(I have heard that conversations about dreams are one of the most boring things you can talk about. Be warned; I’m going to be testing that idea in this post! 🙂 )
The world in my dreams is much bigger than the real world. I mean that in a literal sense. I often dream about places that are familiar to me, but they are almost always larger and more complex than the places were in real life. That’s one of the few things I think the movie Inception portrayed accurately about dreaming (at least until they decided to skip the maze concept in favor of an action scene– that was too bad).

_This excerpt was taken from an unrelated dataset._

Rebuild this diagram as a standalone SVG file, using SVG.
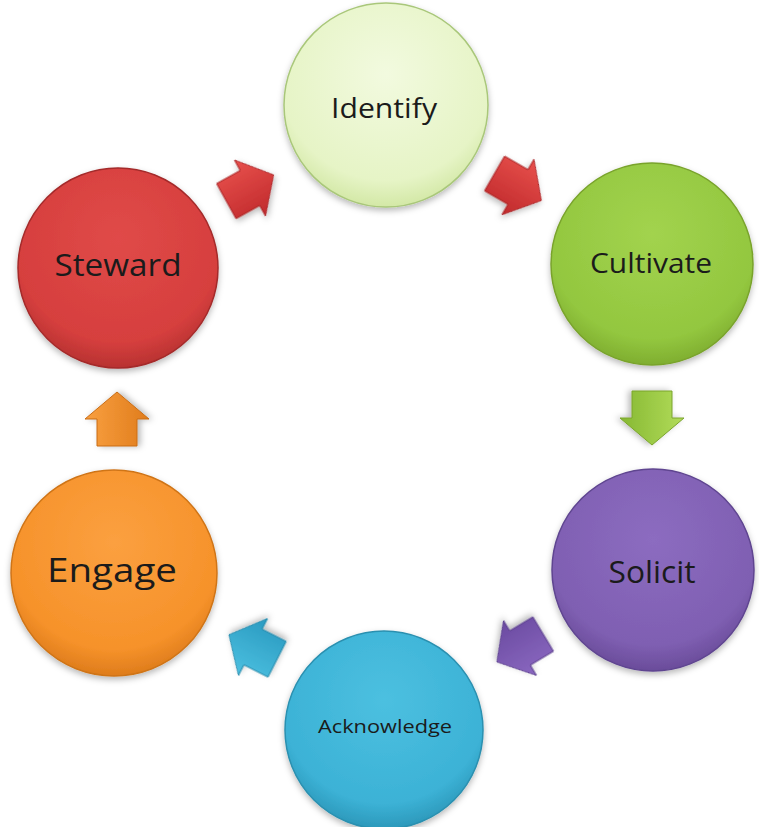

Houses go on and on, with room after room opening into one another. My high school building has twice as many floors as in real life, and there are hallways you can only get to by going through a classroom. My church has back stairways leading to endless dimmed passages. My rural college becomes a city college, where instead of walking to class I am driving through traffic over hills and through tunnels. Everywhere I go, I am finding new places I didn’t know about– professors’ offices in the basement of the library, underground shopping malls that are miles across, museums holding everything imaginable. The journey from home to grad school takes me over huge mountain passes (even Texas has somehow become Alaska). Sometimes I dream that I have to drive my way through a tangle of overpasses and underpasses or even jump over a river using an incomplete bridge.
Even things like familiar television shows and video games take on an enlarged, alien appearance in my dreams. I always recognize them, but after I wake up I realize I was imaging things that never existed– Star Trek didn’t cover a span of 100,000 years (as much as it may seem to some people!) and there was no Super Mario game with a thousand levels.
These dreams aren’t unpleasant– often I enjoy exploring these places. As in real life, I don’t usually interact much with other people in these dreams; I either just wander or try to make my way to some appointment. It’s too bad I can’t remember them very well, because they would make pretty neat settings for stories.
If I had to guess about why I dream this way so much, it probably has something to do with the feeling that the real world is always just a bit more complicated than I can understand, requiring a bit more of me than I feel like I can keep up with. Maybe my overcautious mind magnifies my circumstances, and I get to see that in my dreams. Or maybe getting to explore a larger world while I’m asleep makes the real world seem like not as daunting a place.